As far as I know, the only way to upgrade a feature is by calling the Upgrade() method. Any other operation, including deactivation/reactivation, solution upgrade/update etc should in no way force a feature upgrade. I have upgraded some feature after a solution update in the past and they were NOT automatically upgraded by the Update-SpSolution cmdlet (I had to use my edited version of the Feature Upgrade page that Chris developed ^_^). This post on Chris blog also seems to confirm my experience - but anyone, fell free to add further references to Microsoft offical documentation as needed.
To elaborate on your second question - feature upgrade and solution update - they are different concepts.
To keep the same nomenclature used by the page you referenced Solution update is a special case of solution upgrade. You -upgrade- the solution any time you deploy a new version, but only some deploy may qualify for solution update (and even then you may chose to do a full retract/add cycle). As you can see from the linked page when you want to "install a new version of a solution" (the operation MSDN call upgrade - at last most of the times -_-') you have two options:
- Retract solution / Add solution (solution Replacement): the most common option, you retract (/remove) the solution and then procede to add the new version. This procedure often requires additional action to be taken to avoid common problems (features deactivated on the solution retract etc).
- Solution Update: you update the solution without retracting it. In this case, features remain untouched (no deactivation will be performed) but your assembly and other solution files will be updated.
As you see, most time solution update is the easier path to follow, but it isn't always possible due to the limitations that a new version must follow to qualify for solution update. To be clearer, you may want to use solution update to semplify a deploy process when:
- you have only fixed some bugs in you codebehind, so only your solution dll have changed (please - DO NOT think about "I will just drop them in gac" ^_^).
- you have only changed the layout of a custom control (moved a button, changed a label)
- any other case that fits the requirement for update.

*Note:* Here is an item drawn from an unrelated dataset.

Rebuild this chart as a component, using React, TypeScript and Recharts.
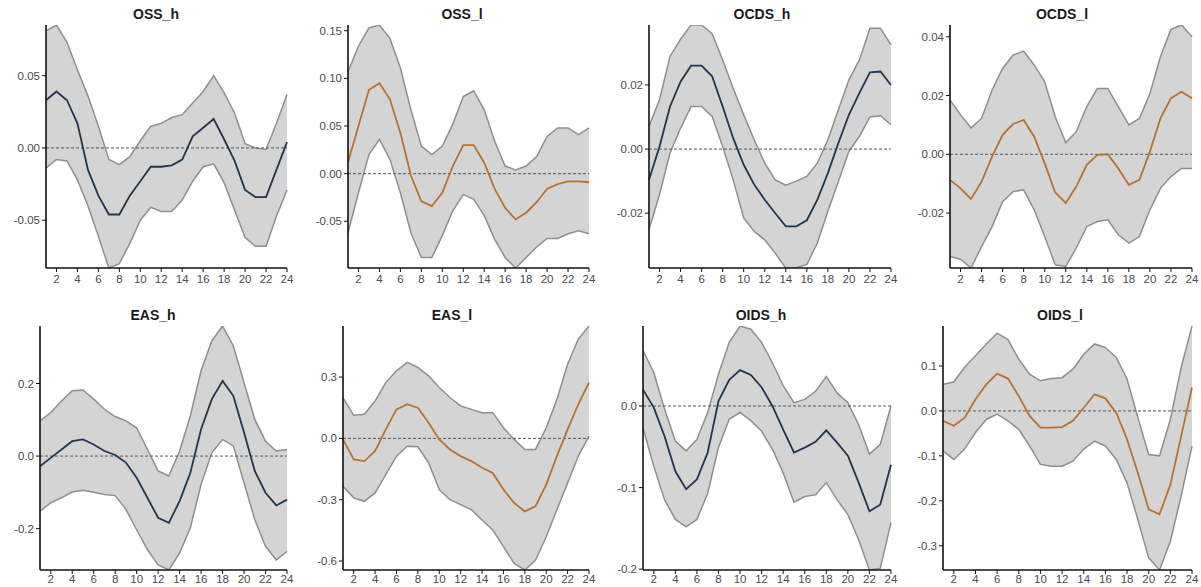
import React from 'react';
import { ComposedChart, Area, Line, XAxis, YAxis, ReferenceLine } from 'recharts';

const horizons = [1, 2, 3, 4, 5, 6, 7, 8, 9, 10, 11, 12, 13, 14, 15, 16, 17, 18, 19, 20, 21, 22, 23, 24];
const xTicks = [2, 4, 6, 8, 10, 12, 14, 16, 18, 20, 22, 24];

const titles = ['OSS_h', 'OSS_l', 'OCDS_h', 'OCDS_l', 'EAS_h', 'EAS_l', 'OIDS_h', 'OIDS_l'];

// OSS_h
const ossHMid = [0.033, 0.039, 0.033, 0.017, -0.015, -0.033, -0.046, -0.046, -0.033, -0.023, -0.013, -0.013, -0.012, -0.008, 0.008, 0.014, 0.020, 0.006, -0.009, -0.029, -0.034, -0.034, -0.015, 0.004];
const ossHHi = [0.081, 0.085, 0.073, 0.054, 0.036, 0.015, -0.008, -0.0115, -0.006, 0.005, 0.015, 0.017, 0.021, 0.023, 0.031, 0.039, 0.050, 0.038, 0.024, 0.003, 0.0, -0.001, 0.017, 0.037];
const ossHLo = [-0.014, -0.008, -0.009, -0.022, -0.040, -0.061, -0.083, -0.080, -0.066, -0.050, -0.041, -0.044, -0.044, -0.036, -0.023, -0.013, -0.011, -0.024, -0.043, -0.062, -0.068, -0.068, -0.047, -0.029];

// OSS_l
const ossLMid = [0.012, 0.050, 0.088, 0.095, 0.078, 0.043, -0.002, -0.029, -0.034, -0.020, 0.008, 0.030, 0.030, 0.0115, -0.016, -0.036, -0.048, -0.041, -0.030, -0.016, -0.011, -0.008, -0.008, -0.009];
const ossLHi = [0.107, 0.134, 0.153, 0.156, 0.142, 0.111, 0.067, 0.029, 0.020, 0.029, 0.052, 0.081, 0.087, 0.067, 0.034, 0.008, 0.004, 0.008, 0.018, 0.039, 0.048, 0.048, 0.041, 0.048];
const ossLLo = [-0.062, -0.020, 0.020, 0.036, 0.015, -0.020, -0.062, -0.088, -0.088, -0.065, -0.039, -0.022, -0.027, -0.044, -0.069, -0.088, -0.099, -0.088, -0.077, -0.068, -0.068, -0.063, -0.060, -0.063];

// OCDS_h
const ocdsHMid = [-0.0096, 0.0008, 0.0133, 0.021, 0.026, 0.026, 0.0227, 0.0133, 0.0034, -0.0049, -0.0111, -0.0158, -0.020, -0.0241, -0.0241, -0.0222, -0.0158, -0.0075, 0.0019, 0.0107, 0.0175, 0.0239, 0.0242, 0.020];
const ocdsHHi = [0.0071, 0.0154, 0.0289, 0.0343, 0.0387, 0.0387, 0.036, 0.0278, 0.019, 0.0107, 0.0029, -0.0044, -0.0096, -0.0113, -0.010, -0.0085, -0.0044, 0.0029, 0.0123, 0.0216, 0.0278, 0.0377, 0.0377, 0.0325];
const ocdsHLo = [-0.0251, -0.0142, -0.0012, 0.0065, 0.0133, 0.0133, 0.0102, 0.0008, -0.0096, -0.0215, -0.0257, -0.0283, -0.0325, -0.0371, -0.037, -0.036, -0.0293, -0.0194, -0.0101, -0.0007, 0.004, 0.010, 0.0104, 0.0076];

// OCDS_l
const ocdsLMid = [-0.0087, -0.0116, -0.0152, -0.0093, -0.0008, 0.0066, 0.0103, 0.0117, 0.006, -0.0031, -0.013, -0.0166, -0.011, -0.0036, -0.0002, 0.0, -0.0048, -0.0104, -0.0087, 0.0009, 0.0122, 0.0191, 0.0213, 0.0191];
const ocdsLHi = [0.0185, 0.0134, 0.009, 0.0122, 0.0219, 0.0292, 0.0338, 0.0351, 0.0304, 0.0247, 0.0128, 0.004, 0.0077, 0.0162, 0.0224, 0.0224, 0.0162, 0.010, 0.0122, 0.0207, 0.0332, 0.0425, 0.044, 0.040];
const ocdsLLo = [-0.0348, -0.0357, -0.0387, -0.0314, -0.0246, -0.0161, -0.0127, -0.0121, -0.0189, -0.028, -0.0376, -0.0382, -0.0319, -0.0246, -0.0229, -0.0223, -0.0274, -0.0302, -0.028, -0.0189, -0.0116, -0.0076, -0.0048, -0.0048];

// EAS_h
const easHMid = [-0.028, -0.005, 0.018, 0.041, 0.046, 0.032, 0.014, 0.003, -0.018, -0.060, -0.115, -0.170, -0.184, -0.124, -0.046, 0.074, 0.157, 0.207, 0.166, 0.065, -0.041, -0.101, -0.136, -0.120];
const easHHi = [0.097, 0.120, 0.152, 0.180, 0.182, 0.157, 0.129, 0.109, 0.097, 0.078, 0.018, -0.041, -0.055, 0.014, 0.111, 0.235, 0.318, 0.3585, 0.304, 0.202, 0.101, 0.041, 0.014, 0.018];
const easHLo = [-0.152, -0.129, -0.115, -0.099, -0.094, -0.100, -0.106, -0.109, -0.147, -0.203, -0.258, -0.300, -0.314, -0.267, -0.198, -0.078, 0.009, 0.046, 0.028, -0.074, -0.175, -0.249, -0.286, -0.263];

// EAS_l
const easLMid = [-0.005, -0.103, -0.111, -0.062, 0.044, 0.142, 0.167, 0.150, 0.077, -0.005, -0.054, -0.087, -0.111, -0.144, -0.169, -0.250, -0.316, -0.357, -0.332, -0.226, -0.087, 0.044, 0.167, 0.273];
const easLHi = [0.200, 0.113, 0.118, 0.183, 0.273, 0.331, 0.372, 0.347, 0.306, 0.249, 0.200, 0.159, 0.142, 0.126, 0.126, 0.052, -0.005, -0.054, -0.054, 0.052, 0.191, 0.363, 0.486, 0.550];
const easLLo = [-0.234, -0.291, -0.308, -0.267, -0.177, -0.087, -0.038, -0.041, -0.119, -0.250, -0.300, -0.324, -0.349, -0.399, -0.448, -0.530, -0.612, -0.644, -0.595, -0.481, -0.349, -0.218, -0.087, 0.011];

// OIDS_h
const oidsHMid = [0.020, -0.002, -0.037, -0.080, -0.102, -0.090, -0.057, 0.006, 0.032, 0.044, 0.038, 0.023, 0.0, -0.029, -0.057, -0.051, -0.044, -0.030, -0.045, -0.061, -0.094, -0.129, -0.121, -0.072];
const oidsHHi = [0.068, 0.041, -0.004, -0.043, -0.055, -0.041, -0.008, 0.039, 0.078, 0.098, 0.094, 0.078, 0.053, 0.025, 0.004, 0.008, 0.018, 0.036, 0.016, 0.004, -0.023, -0.059, -0.047, 0.0];
const oidsHLo = [-0.027, -0.074, -0.115, -0.139, -0.148, -0.139, -0.107, -0.051, -0.016, -0.008, -0.018, -0.031, -0.053, -0.082, -0.118, -0.111, -0.109, -0.094, -0.115, -0.133, -0.164, -0.201, -0.199, -0.143];

// OIDS_l
const oidsLMid = [-0.022, -0.033, -0.015, 0.026, 0.059, 0.083, 0.072, 0.033, -0.011, -0.037, -0.037, -0.036, -0.022, 0.007, 0.037, 0.028, -0.004, -0.063, -0.138, -0.219, -0.230, -0.164, -0.056, 0.052];
const oidsLHi = [0.059, 0.065, 0.097, 0.123, 0.149, 0.173, 0.159, 0.115, 0.082, 0.067, 0.072, 0.074, 0.093, 0.126, 0.149, 0.141, 0.119, 0.071, -0.015, -0.097, -0.100, -0.019, 0.097, 0.189];
const oidsLLo = [-0.089, -0.108, -0.085, -0.048, -0.019, -0.007, -0.022, -0.041, -0.078, -0.119, -0.123, -0.123, -0.112, -0.085, -0.067, -0.078, -0.108, -0.160, -0.242, -0.327, -0.354, -0.290, -0.189, -0.078];

const yTicksList = [
  [-0.05, 0, 0.05],
  [-0.05, 0, 0.05, 0.1, 0.15],
  [-0.02, 0, 0.02],
  [-0.02, 0, 0.02, 0.04],
  [-0.2, 0, 0.2],
  [-0.6, -0.3, 0, 0.3],
  [-0.2, -0.1, 0],
  [-0.3, -0.2, -0.1, 0, 0.1],
];
const yDigits = [2, 2, 2, 2, 1, 1, 1, 1];

const mids = [ossHMid, ossLMid, ocdsHMid, ocdsLMid, easHMid, easLMid, oidsHMid, oidsLMid];
const his = [ossHHi, ossLHi, ocdsHHi, ocdsLHi, easHHi, easLHi, oidsHHi, oidsLHi];
const los = [ossHLo, ossLLo, ocdsHLo, ocdsLLo, easHLo, easLLo, oidsHLo, oidsLLo];

// layout (pixels)
const plotLefts = [46, 48, 49, 50, 40, 43, 43, 43];
const plotRights = [13, 11, 9, 8, 13, 11, 9, 8];
const titleCenters = [156, 162, 162, 162, 153, 152, 161, 160];

const NAVY = '#22344e';
const ORANGE = '#b9712e';
const FONT = '"Liberation Sans", Arial, sans-serif';

function Panel({ i }: { i: number }) {
  const row = Math.floor(i / 4);
  const col = i % 4;
  const data = horizons.map((h, k) => ({
    h,
    mid: mids[i][k],
    lo: los[i][k],
    hi: his[i][k],
    band: [los[i][k], his[i][k]],
  }));
  const yMin = Math.min(...los[i]);
  const yMax = Math.max(...his[i]);
  const color = i % 2 === 0 ? NAVY : ORANGE;
  const height = row === 0 ? 293 : 294;
  const top = row === 0 ? 25 : 33;
  const xAxisH = row === 0 ? 20 : 17;
  const bottom = row === 0 ? 5 : 0;
  const tickMargin = row === 0 ? 3 : 1;
  return (
    <div style={{ position: 'absolute', left: col * 300, top: row * 293, width: 300, height }}>
      <div
        style={{
          position: 'absolute',
          left: titleCenters[i] - 60,
          width: 120,
          top: row === 0 ? 6 : 14,
          textAlign: 'center',
          fontFamily: FONT,
          fontWeight: 'bold',
          fontSize: 14,
          color: '#1a1a1a',
          lineHeight: '16px',
        }}
      >
        {titles[i]}
      </div>
      <ComposedChart
        width={300}
        height={height}
        data={data}
        margin={{ top, right: plotRights[i], bottom, left: 0 }}
      >
        <XAxis
          dataKey="h"
          type="number"
          domain={[1, 24]}
          ticks={xTicks}
          interval={0}
          height={xAxisH}
          tickSize={4}
          tickMargin={tickMargin}
          axisLine={{ stroke: '#111', strokeWidth: 1.6 }}
          tickLine={{ stroke: '#111', strokeWidth: 1 }}
          tick={{ fill: '#4a4a4a', fontSize: 11.5, fontFamily: FONT }}
        />
        <YAxis
          type="number"
          domain={[yMin, yMax]}
          ticks={yTicksList[i]}
          interval={0}
          width={plotLefts[i]}
          tickSize={4}
          tickMargin={2}
          allowDataOverflow
          tickFormatter={(v: number) => v.toFixed(yDigits[i])}
          axisLine={{ stroke: '#111', strokeWidth: 1.6 }}
          tickLine={{ stroke: '#111', strokeWidth: 1 }}
          tick={{ fill: '#4a4a4a', fontSize: 11.5, fontFamily: FONT }}
        />
        <Area
          dataKey="band"
          type="linear"
          stroke="none"
          fill="#d4d4d4"
          fillOpacity={1}
          isAnimationActive={false}
          dot={false}
          activeDot={false}
        />
        <Line dataKey="hi" type="linear" stroke="#8e8e8e" strokeWidth={1.5} dot={false} activeDot={false} isAnimationActive={false} />
        <Line dataKey="lo" type="linear" stroke="#8e8e8e" strokeWidth={1.5} dot={false} activeDot={false} isAnimationActive={false} />
        <ReferenceLine y={0} stroke="#555" strokeWidth={1} strokeDasharray="3 2" />
        <Line dataKey="mid" type="linear" stroke={color} strokeWidth={1.8} dot={false} activeDot={false} isAnimationActive={false} />
      </ComposedChart>
    </div>
  );
}

export default function App() {
  return (
    <div style={{ position: 'absolute', left: 0, top: 0, width: 1201, height: 587, background: '#fff', overflow: 'hidden' }}>
      {titles.map((_, i) => (
        <Panel key={i} i={i} />
      ))}
    </div>
  );
}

Feature upgrade on the other hand is something you may want to use to perform additional action when a new version of a feature is installed in the farm (remember, -you- must trigger the upgrade). Please refer to the documentation for further details - by using the feature upgrade framework you may (only some examples here):
- Add a new field to a deployed site content type and have the change propagated to the derived list content types.
- Rename a file in a module
- Add a receiver handler that will execute your custom code when the feature is upgraded
Those were only some samples of what you can do. Basically with feature upgrade you may define an upgrade path - a set of operation that must be performed to allineate an already active feature to the current version. Just remember that deactivating the feature and then reactivating it will NOT execute any of the upgrade logic.